Back in mid-December, Cadence of Hyrule: Crypt of the Necrodancer was updated with a new mode, Octavo’s Ode. You play as the main villain who instigates the plot of the main game, Octavo, who has assembled the Golden Lute to find a champion to defeat Ganon. Once again, players will have to make their way through the world of Hyrule, and open up Hyrule Castle in order to beat Hyrule.
Suffice to say, the premise of playing as the villain (even if well-intentioned) is quite interesting for a Zelda title. We don’t get much explanation on Octavo until the very end in the main game, so it’s a nice change of pace. But just why does Octavo himself need to go through the dungeons and open up the sealed Hyrule Castle? Going further into this would be spoilers, but I liked how this mode ties into Crypt of the Necrodancer more.
Gameplay-wise, Octavo plays like Melody from Necrodancer. Basically, every time you move a step, you attack the immediate four squares around you with the Golden Lute. You can also stop and attack directly in front of you if needed. Octavo also has two abilities – Haste, where he can ignore the beat and attack furiously, and Fireballs, where he summons three fireballs that shoot forward.

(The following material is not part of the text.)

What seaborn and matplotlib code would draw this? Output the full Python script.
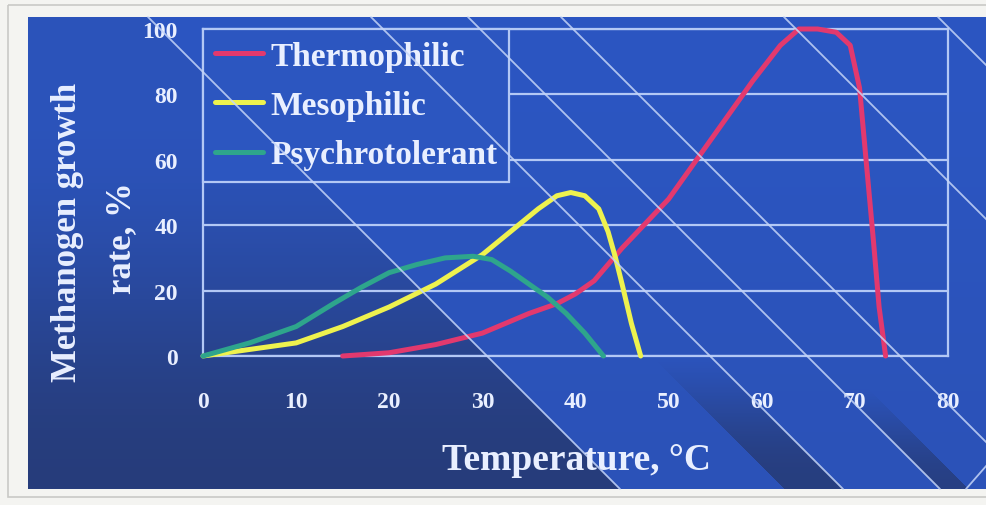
import numpy as np
import pandas as pd
import matplotlib
matplotlib.use("Agg")
import matplotlib.pyplot as plt
from matplotlib.patches import Rectangle
import seaborn as sns

# Growth-rate curves (% of maximum) against temperature (deg C)
thermo_t = [15, 20, 25, 30, 35, 38, 40, 42, 45, 48, 50, 53, 56, 59, 62, 64, 66, 68, 69.5, 70.5, 71.2, 72, 72.6, 73.3]
thermo_rate = [0, 1, 3.5, 7, 13, 16, 19, 23, 33, 42, 48, 60, 72, 84, 95, 100, 100, 99, 95, 82, 60, 35, 15, 0]
meso_t = [0, 5, 10, 15, 20, 25, 30, 33, 36, 38, 39.5, 41, 42.5, 43.5, 44.3, 45, 46, 47]
meso_rate = [0, 2, 4, 9, 15, 22, 31, 38, 45, 49, 50, 49, 45, 38, 30, 22, 10, 0]
psychro_t = [0, 5, 10, 14, 17, 20, 23, 26, 29, 31, 33, 35, 37, 39, 41, 43]
psychro_rate = [0, 4, 9, 16, 21, 25.5, 28, 30, 30.5, 29.5, 26, 22, 18, 13, 7, 0]

groups = ["Thermophilic", "Mesophilic", "Psychrotolerant"]
x_ticks = [0, 10, 20, 30, 40, 50, 60, 70, 80]
y_ticks = [0, 20, 40, 60, 80, 100]

df = pd.concat([
    pd.DataFrame({"t": thermo_t, "rate": thermo_rate, "group": groups[0]}),
    pd.DataFrame({"t": meso_t, "rate": meso_rate, "group": groups[1]}),
    pd.DataFrame({"t": psychro_t, "rate": psychro_rate, "group": groups[2]}),
], ignore_index=True)

palette = {"Thermophilic": "#e2396e", "Mesophilic": "#eef24e", "Psychrotolerant": "#2ea58c"}

sns.set_style("white")
plt.rcParams["font.family"] = ["Liberation Serif", "DejaVu Serif"]
plt.rcParams["font.weight"] = "bold"

W, H = 987, 506
fig = plt.figure(figsize=(W / 100, H / 100), dpi=100)
fig.patch.set_facecolor("#f4f4f2")

# ---- slide background: blue panel with darker diagonal bands ----
bg = fig.add_axes([0, 0, 1, 1])
bg.set_xlim(0, W)
bg.set_ylim(H, 0)
bg.axis("off")

yy, xx = np.mgrid[0:H, 0:W] + 0.5


def smooth(v):
    v = np.clip(v, 0, 1)
    return v * v * (3 - 2 * v)


bright = np.array([44, 86, 194]) / 255
dark = np.array([38, 58, 116]) / 255
w = np.zeros_like(xx)
w = np.where(yy > xx - 130, 0.1 + 0.8 * smooth((yy - 120) / 360), w)
band1 = (yy >= xx - 353) & (yy <= xx - 295)
w = np.maximum(w, np.where(band1, 0.85 * smooth((yy - 330) / 150), 0))
band2 = (yy >= xx - 478) & (yy <= xx - 450)
w = np.maximum(w, np.where(band2, 0.8 * smooth((yy - 360) / 130), 0))
w = np.maximum(w, 0.12 * smooth((yy - 18) / 470))
img = bright[None, None, :] * (1 - w[..., None]) + dark[None, None, :] * w[..., None]
panel = (xx >= 28) & (xx <= 987) & (yy >= 18) & (yy <= 490)
face = np.array([244, 244, 242]) / 255
img = np.where(panel[..., None], img, face[None, None, :])
bg.imshow(img, extent=[0, W, H, 0], interpolation="bilinear", aspect="auto")
bg.add_patch(Rectangle((8, 6), 990, 492, fill=False, edgecolor="#c9c9c6", lw=1.2))

# ---- chart ----
grid_c = "#b3c8f5"
text_c = "#e9efff"
ax = fig.add_axes([203 / W, (H - 357) / H, 745 / W, 327 / H])
ax.set_facecolor("none")
sns.lineplot(data=df, x="t", y="rate", hue="group", hue_order=groups,
             palette=palette, estimator=None, sort=False, lw=3.6, ax=ax,
             clip_on=False, zorder=4)
ax.set_xlim(0, 80)
ax.set_ylim(0, 100)
ax.set_xticks(x_ticks)
ax.set_yticks(y_ticks)
ax.set_xlabel("")
ax.set_ylabel("")
ax.yaxis.grid(True, color=grid_c, lw=1.6)
ax.set_axisbelow(True)
for s in ax.spines.values():
    s.set_color(grid_c)
    s.set_linewidth(1.6)
ax.tick_params(axis="x", direction="out", length=6, width=1.5, color=grid_c,
               pad=19, labelsize=17, labelcolor=text_c)
ax.tick_params(axis="y", direction="out", length=6, width=1.5, color=grid_c,
               pad=12, labelsize=17, labelcolor=text_c)

handles, labels = ax.get_legend_handles_labels()
leg = ax.legend(handles, labels, loc="upper left", bbox_to_anchor=(0, 1),
                borderaxespad=0, frameon=True, fancybox=False,
                facecolor="#2c56c0", edgecolor=grid_c, framealpha=1,
                prop={"family": "Liberation Serif", "weight": "bold", "size": 24},
                handlelength=1.45, handletextpad=0.22, labelspacing=0.55,
                borderpad=0.35)
leg.get_frame().set_linewidth(1.6)
leg.set_zorder(5)
for t in leg.get_texts():
    t.set_color(text_c)
for h in leg.get_lines():
    h.set_linewidth(3.6)

# ---- overlay: diagonal slide lines and axis titles ----
ov = fig.add_axes([0, 0, 1, 1])
ov.set_xlim(0, W)
ov.set_ylim(H, 0)
ov.axis("off")
ov.patch.set_alpha(0)
for b in [-130, -353, -450, -543, -766, -920]:
    y0 = max(18, 28 + b)
    y1 = min(490, 987 + b)
    ov.plot([y0 - b, y1 - b], [y0, y1], color="#c6d6f8", lw=1.3, alpha=0.85)
ov.plot([966, 987], [490, 466], color="#c6d6f8", lw=1.3, alpha=0.85)

ov.text(68, 232, "Methanogen growth", rotation=90, ha="center", va="center",
        fontsize=25, fontweight="bold", color=text_c)
ov.text(122, 238, "rate, %", rotation=90, ha="center", va="center",
        fontsize=25, fontweight="bold", color=text_c)
ov.text(576, 461, "Temperature, °C", ha="center", va="center",
        fontsize=27, fontweight="bold", color=text_c)

fig.savefig("out.png", dpi=100, facecolor=fig.get_facecolor())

With both the ability to attack while moving and Haste, Octavo makes for a potent character even if he can’t upgrade his weapon. Because he doesn’t stop to attack, it’s much easier to dodge enemy attacks while retaliating, and take less damage. To be quite honest, he feels overpowered, and can break bosses in half thanks to this.
— Some numbers guy (@s07195) January 3, 2020
As much as I liked playing as Octavo, it’s also important to note that nothing changes regarding the main game until the final boss. This means that you’re mostly playing through familiar beats. I can imagine this being an issue for people who wanted more, but it can be fun if you just want to replay the game in a quicker manner.
Additionally, because Octavo only uses one weapon that can’t be upgraded, a lot of the exploration elements are cheapened out. Some dungeons, like the Kakariko Crypt, are made entirely pointless as well. There’s no weapons to collect and upgrade, so some of the side caves have nothing but bombs and rupees. In this sense, the mode feels like a truncated version of the main game, despite being full-sized.
All in all, despite the teaser for Octavo’s Ode after the credits for Cadence of Hyrule, it doesn’t actually do much to change up the game. But thanks to the greater sense of speed, it’s a great mode to speed through and experience a different sort of playstyle.
Cadence of Hyrule: Crypt of the Necrodancer Featuring The Legend of Zelda is available for the Nintendo Switch.